Newark: The Million People’s March

March against police brutality, racial injustice, and economic inequality: Saturday, July 25, 12 noon. The march begins at the Lincoln Monument, Springfield Ave. & W. Market St., Newark, N.J. Below are articles about the march by Lawrence Hamm, chairman of the People’s Organization for Progress, and Glen Ford, executive editor of Black Agenda Report:

 By LAWRENCE HAMM

Police brutality is an ongoing, growing and deadly problem in the United States of America. It includes the unwarranted and unjustified killing of unarmed people, the use of excessive force, the violation of peoples’ constitutional rights, racist and discriminatory practices, criminal activity, corruption and misconduct, increased militarization of police forces, and the failure of the criminal justice system to hold police accountable.

Police brutality is not an isolated problem. It is a historical problem with roots that are deep in the social fabric of this country. It must be seen within the broader context of racial and economic injustice and inequality.

While the victims of police brutality come from all racial groups in society, the vast majority come from African American, Latino, Native American and other communities of color. They are overwhelmingly poor and working class. Michael Brown, Eric Garner, Abdul Kamal, Kashad Ashford, and Rekia Boyd are among the recent victims.

Police brutality has been and continues to be the cause of social unrest in the country. Throughout contemporary U.S. history incidents of police brutality have sparked explosive episodes of civil rebellion and unrest, with the most recent being that of Ferguson, Missouri.

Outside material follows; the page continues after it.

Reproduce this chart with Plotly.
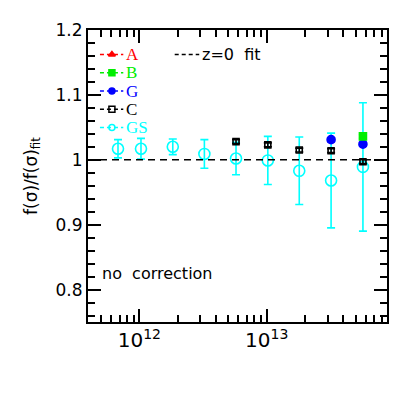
import plotly.graph_objects as go

# halo mass bins and f(sigma) ratios
gs_mass = [6.8e11, 1.03e12, 1.83e12, 3.24e12, 5.74e12, 1.02e13, 1.80e13, 3.20e13, 5.69e13]
gs_ratio = [1.017, 1.017, 1.020, 1.009, 1.002, 0.999, 0.983, 0.968, 0.989]
gs_err = [0.014, 0.016, 0.012, 0.022, 0.025, 0.037, 0.052, 0.073, 0.099]

c_mass = [5.74e12, 1.02e13, 1.80e13, 3.20e13, 5.69e13]
c_ratio = [1.028, 1.023, 1.015, 1.014, 0.997]
c_err = [0.003, 0.003, 0.003, 0.003, 0.003]

g_mass = [3.20e13, 5.69e13]
g_ratio = [1.031, 1.024]
g_err = [0.003, 0.003]

b_mass = [5.69e13]
b_ratio = [1.036]
b_err = [0.003]

a_mass = []
a_ratio = []
a_err = []

series = [
    ('A', a_mass, a_ratio, a_err, 'red', 'triangle-up', 7),
    ('B', b_mass, b_ratio, b_err, '#00ee00', 'square', 7),
    ('G', g_mass, g_ratio, g_err, 'blue', 'circle', 8),
    ('C', c_mass, c_ratio, c_err, 'black', 'square-open', 6),
    ('GS', gs_mass, gs_ratio, gs_err, 'cyan', 'circle-open', 11),
]
draw_order = ['GS', 'C', 'G', 'B', 'A']

FONT = 'DejaVu Sans'
SERIF = 'Liberation Serif'
X_RANGE = [11.597, 13.944]
Y_RANGE = [0.75, 1.2]

fig = go.Figure()
for name in draw_order:
    nm, xs, ys, es, col, sym, size = next(s for s in series if s[0] == name)
    fig.add_trace(go.Scatter(
        x=xs, y=ys, mode='markers', name=nm,
        marker=dict(symbol=sym, size=size, color=col, line=dict(color=col, width=1.6)),
        error_y=dict(type='data', array=es, color=col, thickness=1.6, width=4),
        showlegend=False))

# z=0 fit reference line
fig.add_hline(y=1.0, line=dict(color='black', width=1.6, dash='7px,5px'))

# hand-drawn legend like the original
legend_top = 0.916
step = 0.0625
for i, (nm, xs, ys, es, col, sym, size) in enumerate(series):
    yy = legend_top - i * step
    fig.add_shape(type='line', xref='paper', yref='paper', x0=0.04, x1=0.118, y0=yy, y1=yy,
                  line=dict(color=col, width=1.5, dash='4px,3px'))
    fig.add_trace(go.Scatter(
        x=[0.08], y=[yy], xaxis='x2', yaxis='y2', mode='markers',
        marker=dict(symbol=sym, size=6, color=col, line=dict(color=col, width=1.5)),
        showlegend=False, hoverinfo='skip'))
    fig.add_annotation(xref='paper', yref='paper', x=0.12, y=yy, xanchor='left', yanchor='middle',
                       text=nm, showarrow=False, font=dict(family=SERIF, size=17, color=col))

fig.add_shape(type='line', xref='paper', yref='paper', x0=0.29, x1=0.372, y0=legend_top, y1=legend_top,
              line=dict(color='black', width=1.5, dash='4px,3px'))
fig.add_annotation(xref='paper', yref='paper', x=0.375, y=legend_top, xanchor='left', yanchor='middle',
                   text='z=0  fit', showarrow=False, font=dict(family=FONT, size=16, color='black'))
fig.add_annotation(xref='paper', yref='paper', x=0.04, y=0.167, xanchor='left', yanchor='middle',
                   text='no  correction', showarrow=False, font=dict(family=FONT, size=16, color='black'))

tick_style = dict(showgrid=False, zeroline=False, ticks='inside', ticklen=13, tickwidth=1.6,
                  tickcolor='black', showline=True, linewidth=2, linecolor='black')
minor_style = dict(ticks='inside', ticklen=7, tickwidth=1.6, tickcolor='black', showgrid=False)

fig.update_layout(
    width=401, height=401,
    margin=dict(l=80, r=22, t=15, b=87),
    plot_bgcolor='white', paper_bgcolor='white',
    font=dict(family=FONT, size=17, color='black'),
    xaxis=dict(type='log', range=X_RANGE, dtick=1, exponentformat='power',
               minor=dict(dtick='D1', **minor_style),
               tickfont=dict(family=FONT, size=16), **tick_style),
    yaxis=dict(range=Y_RANGE, dtick=0.1, minor=dict(dtick=0.02, **minor_style),
               title=dict(text='f(σ)/f(σ)<sub>fit</sub>', standoff=14, font=dict(family=FONT, size=17)),
               tickfont=dict(family=FONT, size=17), **tick_style),
    xaxis2=dict(range=[0, 1], overlaying='x', visible=False),
    yaxis2=dict(range=[0, 1], overlaying='y', visible=False),
    # mirrored axes on top and right carrying the same ticks
    xaxis3=dict(type='log', range=X_RANGE, dtick=1, overlaying='x', side='top', anchor='y3',
                showticklabels=False, minor=dict(dtick='D1', **minor_style), **tick_style),
    yaxis3=dict(range=Y_RANGE, dtick=0.1, overlaying='y', side='right', anchor='x3',
                showticklabels=False, minor=dict(dtick=0.02, **minor_style), **tick_style),
)
# transparent copy of the GS points so the mirrored axes get drawn
fig.add_trace(go.Scatter(x=gs_mass, y=gs_ratio, xaxis='x3', yaxis='y3', mode='markers',
                         marker=dict(opacity=0), showlegend=False, hoverinfo='skip'))

fig.write_html("out.html")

The failure of the criminal justice system to hold police officers accountable is causing a political crisis as more people discover that police brutality goes unpunished. Police kill unarmed civilians and are not even charged.

One grand jury after another fails to indict police officers. The cases of Michael Brown and Eric Garner being the most recent examples. This is perpetuating a growing belief that the criminal justice system is racist and illegitimate.

Police brutality is a serious and longstanding problem. For decades attempts have been made to reform the police. These efforts have only been successful when tremendous sustained political and social pressure have been brought to bear upon the appropriate government institutions.

For these reasons the People’s Organization For Progress (POP) is calling a MILLION PEOPLE’S MARCH Against Police Brutality, Racial Injustice, and Economic Inequality. We will march to demand an end to police brutality and justice for all of its victims, police reform, and an end to the problems of racial injustice and economic inequality which lead to police brutality.

Do everything you can to spread the word about the meetings and the march. This is a huge project, and we are going to need all the support we can get to make it happen.

For more information call the People’s Organization For Progress (POP) at(973) 801-0001.

By GLEN FORD

These are the remarks of Glen Ford, executive editor of Black Agenda Report, who spoke at a news conference in Plainfield, N.J., to help build the July 25 Million People’s March in Newark.

I know that everybody here, because you care about justice enough to be here, probably saw the movie “Selma.” And of course, Selma was the great moment, in 1965, that pushed the country over the hill in terms of getting the Voting Rights Act.

Now, there are many folks who think that that was all that Black folks needed—to get the vote—that the movement was over, that there was no need for Black Power, there was no need for an end to income inequality. There was no need to agitate for the kind of country that doesn’t participate in wars 24 and 7 all year long!

Some people thought that all we needed was the vote, and all we needed to do was get some congressmen and mayors and city council people elected—and maybe a president one day! To get folks into corporations, and get more generals appointed in the military—and everything would be fine. Black folks would just be regular citizens of the United States.

But they were wrong. Because the folks that we were agitating up until 1965 did not change after ’65. They had allowed us some demands like the right to vote and public accommodations and such—but it was very grudgingly.

And they said that if we were not going to stay in our place, then they were going to create a place for us. And that place was the prisons.

Their response to the civil rights movement, to the Black Power movement, to the general movement for economic justice was the mass Black incarceration state. So we go from 1970, when there were only about 250,000 people in the federal and state prisons of the country, to a high point just a little while ago of 2.4 million. We go from a situation in the mid-1960s, when 70 percent of the prison inmates in the country were white, to a situation in which 70 percent of the prison inmates are Black or Brown.

This is pay back for our movement. And many of our elected officials and our dignitaries—our rich folks, the folks who many of us would like to look up to and wish we could dress like, wish we had the privileges they have—many of these folk think that we don’t need a movement, as if they are oblivious to the fact that one of eight prison inmates in the world is an African American. That there are more Black and Brown people in U.S. prisons than in the entire prison system of China, when China has four and a half as many people than we have.

What does that mean? It means that if you go by the raw numbers, the United States is the biggest police state in the world. I know that Plainfield doesn’t have as grave a police problem as lots of places, but it is part of the United States—and that means it’s part of the biggest police state in the world! And our people are all over this country, and they’re catching hell!

So we need to be going to Newark, just like folks from all over the country are going to Newark, to not just speak about the conditions in Plainfield but the conditions of our people all over. Thank you.